Silly point (his, not yours). Two fallacies at least:
1) that people who are selling something are bad sources of information. You see this put out there to justify why you shouldn't listen to merchants but should instead listen to critics. In both cases the point ignores that a) the listener/reader knows that the person is selling and can allow for that and b) that the person selling might be incredibly knowledgeable and their specific wines and the vineyards that they come from.
2)The more basic fallacy is simply the sentiment that selling is bad, that it's propaganda. It's not.
3) Oh and a third point - many winery posts are marketing, not sales. They're not the same thing of course.
Winery blogs are one more source of information for people interested in the wine. If they're authentic, esp if they're written by the winemaker, owner, etc., they can provide a direct connection between the people who make the wine and those who drink it. I fail to see anything bad in that.
Of course, being an independent wine blogger, perhaps he was making a... sales pitch for independent bloggers.
:)
Posted by: rick gregory | October 15, 2007 at 11:29 AM
I do think that it's a challenge to keep a winery blog "pure" (devoid of direct marketing). I've seen comments on Vinography about how readers prefer blogs to winery websites because they feel more informative and less full of hype. The in-direct marketing is fair, I think, because they inform the reader about philosophy and technique, etc. For me, there's a little alarm that goes off in my head before any direct plug for our brand hits the keyboard.
Posted by: tom farella | October 16, 2007 at 12:59 PM
Rick said it very well. I try to be a source of info. I try to project the experience of visiting Twisted Oak on our blog. I try to express my honest opinions on things. I even throw out a rant or poem. I try to keep it real.
Josh at Pinotblogger does a wonderful job of expressing the excitement of starting a winery.

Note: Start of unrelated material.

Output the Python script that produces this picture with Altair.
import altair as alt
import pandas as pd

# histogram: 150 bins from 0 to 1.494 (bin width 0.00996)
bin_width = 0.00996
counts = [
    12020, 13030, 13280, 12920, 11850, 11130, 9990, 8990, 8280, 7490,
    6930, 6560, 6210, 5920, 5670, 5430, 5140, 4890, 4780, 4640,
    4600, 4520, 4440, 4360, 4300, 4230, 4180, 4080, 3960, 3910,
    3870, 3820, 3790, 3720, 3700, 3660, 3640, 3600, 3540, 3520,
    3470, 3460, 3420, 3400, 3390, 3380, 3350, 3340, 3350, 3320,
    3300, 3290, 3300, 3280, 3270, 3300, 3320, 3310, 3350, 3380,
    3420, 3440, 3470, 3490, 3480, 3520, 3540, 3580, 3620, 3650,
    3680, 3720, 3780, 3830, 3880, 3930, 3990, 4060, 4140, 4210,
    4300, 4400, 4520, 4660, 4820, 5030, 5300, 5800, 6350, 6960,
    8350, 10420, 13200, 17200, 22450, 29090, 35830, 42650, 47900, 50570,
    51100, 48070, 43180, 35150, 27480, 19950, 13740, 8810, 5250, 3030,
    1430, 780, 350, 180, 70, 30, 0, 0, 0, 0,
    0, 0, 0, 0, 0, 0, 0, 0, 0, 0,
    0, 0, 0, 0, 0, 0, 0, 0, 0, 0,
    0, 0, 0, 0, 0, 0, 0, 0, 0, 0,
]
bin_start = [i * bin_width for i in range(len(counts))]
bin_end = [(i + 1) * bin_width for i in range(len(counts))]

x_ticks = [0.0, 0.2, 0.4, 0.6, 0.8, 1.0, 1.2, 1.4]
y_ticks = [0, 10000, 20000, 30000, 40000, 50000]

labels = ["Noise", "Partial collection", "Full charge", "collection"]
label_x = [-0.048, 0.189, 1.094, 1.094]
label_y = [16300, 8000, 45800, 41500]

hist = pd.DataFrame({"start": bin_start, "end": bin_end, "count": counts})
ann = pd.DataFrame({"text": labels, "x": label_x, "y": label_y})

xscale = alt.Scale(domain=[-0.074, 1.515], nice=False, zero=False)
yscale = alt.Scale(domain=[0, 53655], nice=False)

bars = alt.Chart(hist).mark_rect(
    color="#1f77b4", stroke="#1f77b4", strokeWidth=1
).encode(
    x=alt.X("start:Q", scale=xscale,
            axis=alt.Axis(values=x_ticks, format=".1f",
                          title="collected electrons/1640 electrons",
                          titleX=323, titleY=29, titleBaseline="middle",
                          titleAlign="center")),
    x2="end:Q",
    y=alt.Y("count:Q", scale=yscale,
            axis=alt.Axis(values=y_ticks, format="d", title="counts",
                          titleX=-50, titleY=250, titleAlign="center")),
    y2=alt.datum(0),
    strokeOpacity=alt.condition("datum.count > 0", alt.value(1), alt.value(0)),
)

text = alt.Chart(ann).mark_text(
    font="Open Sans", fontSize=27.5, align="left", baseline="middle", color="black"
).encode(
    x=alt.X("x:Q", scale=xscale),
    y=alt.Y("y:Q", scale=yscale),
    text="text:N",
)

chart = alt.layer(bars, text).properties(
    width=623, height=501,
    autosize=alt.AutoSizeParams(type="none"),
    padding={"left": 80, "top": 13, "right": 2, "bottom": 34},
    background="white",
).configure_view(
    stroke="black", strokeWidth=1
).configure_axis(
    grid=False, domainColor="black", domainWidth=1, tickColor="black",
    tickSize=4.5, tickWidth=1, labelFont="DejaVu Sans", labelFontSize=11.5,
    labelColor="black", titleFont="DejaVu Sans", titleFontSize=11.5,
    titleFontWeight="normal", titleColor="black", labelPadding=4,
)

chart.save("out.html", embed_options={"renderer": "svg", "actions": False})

I wish I had done the same when we were starting Twisted Oak - in fact, it is one of my few real regrets that I didn't think of it myself. I think it will be interesting to see how Josh handles it when he is deep in the thick of his 6th or 7th year and really has to focus on selling his wine. I am there, and I am finding it incredibly tough to blog when I have so many other demands on my time. It's an incredible challenge.